## Dataset excerpt
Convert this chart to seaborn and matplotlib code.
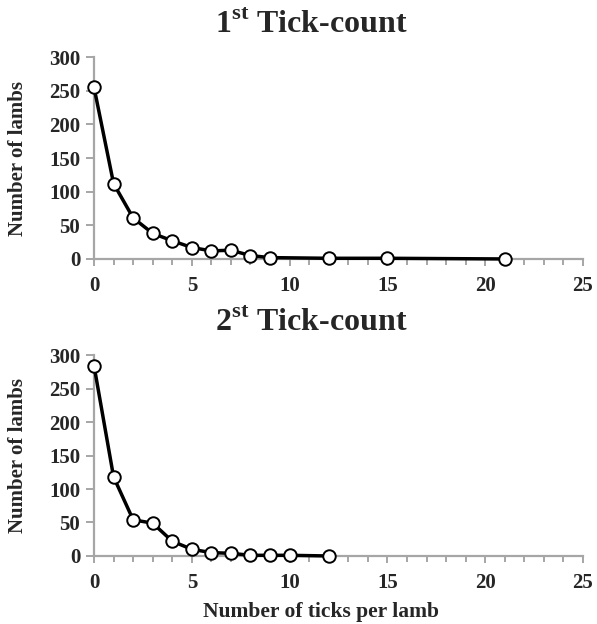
import matplotlib
matplotlib.use("Agg")
import matplotlib.pyplot as plt
import seaborn as sns
import pandas as pd
from matplotlib.ticker import MultipleLocator

# Data
ticks_first = [0, 1, 2, 3, 4, 5, 6, 7, 8, 9, 12, 15, 21]
lambs_first = [255, 112, 61, 38, 27, 17, 12, 13, 5, 2, 1, 1, 0]

ticks_second = [0, 1, 2, 3, 4, 5, 6, 7, 8, 9, 10, 12]
lambs_second = [284, 118, 54, 49, 22, 10, 5, 4, 1, 1, 1, 0]

titles = ["1$^{\\mathbf{st}}$ Tick-count", "2$^{\\mathbf{st}}$ Tick-count"]
y_label = "Number of lambs"
x_label = "Number of ticks per lamb"

sns.set_style("white")
plt.rcParams["font.family"] = ["Liberation Serif", "DejaVu Serif"]
plt.rcParams["font.weight"] = "bold"
plt.rcParams["mathtext.fontset"] = "custom"
plt.rcParams["mathtext.rm"] = "Liberation Serif:bold"
plt.rcParams["mathtext.bf"] = "Liberation Serif:bold"

fig = plt.figure(figsize=(5.97, 6.24), dpi=100)
ax1 = fig.add_axes([0.1575, 0.585, 0.819, 0.3235])
ax2 = fig.add_axes([0.1575, 0.109, 0.819, 0.322])

spine_col = "#a6a6a6"

def draw_panel(ax, xs, ys, title, title_y):
    df = pd.DataFrame({"ticks": xs, "lambs": ys})
    sns.lineplot(data=df, x="ticks", y="lambs", ax=ax, color="black",
                 linewidth=2.5, marker="o", markersize=9,
                 markerfacecolor="white", markeredgecolor="black",
                 markeredgewidth=1.4, clip_on=False, zorder=5)
    ax.set_xlim(0, 25)
    ax.set_ylim(0, 300)
    ax.xaxis.set_major_locator(MultipleLocator(5))
    ax.xaxis.set_minor_locator(MultipleLocator(1))
    ax.yaxis.set_major_locator(MultipleLocator(50))
    for s in ["top", "right"]:
        ax.spines[s].set_visible(False)
    for s in ["left", "bottom"]:
        ax.spines[s].set_color(spine_col)
        ax.spines[s].set_linewidth(1.6)
    ax.tick_params(axis="both", which="both", direction="out", color=spine_col,
                   width=1.4)
    ax.tick_params(axis="y", which="major", length=6, pad=4, labelsize=15)
    ax.tick_params(axis="x", which="major", length=5, pad=7, labelsize=15)
    ax.tick_params(axis="x", which="minor", length=4)
    ax.tick_params(bottom=True, left=True, which="both")
    for lab in ax.get_xticklabels() + ax.get_yticklabels():
        lab.set_fontweight("bold")
    ax.set_xlabel("")
    ax.set_ylabel(y_label, fontsize=15, fontweight="bold")
    ax.yaxis.set_label_coords(-0.135, 0.5)
    fig.text(0.522, title_y, title, ha="center", va="center",
             fontsize=23, fontweight="bold")

draw_panel(ax1, ticks_first, lambs_first, titles[0], 0.96)
draw_panel(ax2, ticks_second, lambs_second, titles[1], 0.481)

fig.text(0.538, 0.02, x_label, ha="center", va="center",
         fontsize=15.5, fontweight="bold")

fig.savefig("out.png", dpi=100)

## Task to carry out
Skip the pictures and restate exactly the lines from the beginning of the listing to the line with "from matplotlib.ticker import MultipleLocator", that line included.

## Answer to this exercise
Convert this chart to seaborn and matplotlib code.
import matplotlib
matplotlib.use("Agg")
import matplotlib.pyplot as plt
import seaborn as sns
import pandas as pd
from matplotlib.ticker import MultipleLocator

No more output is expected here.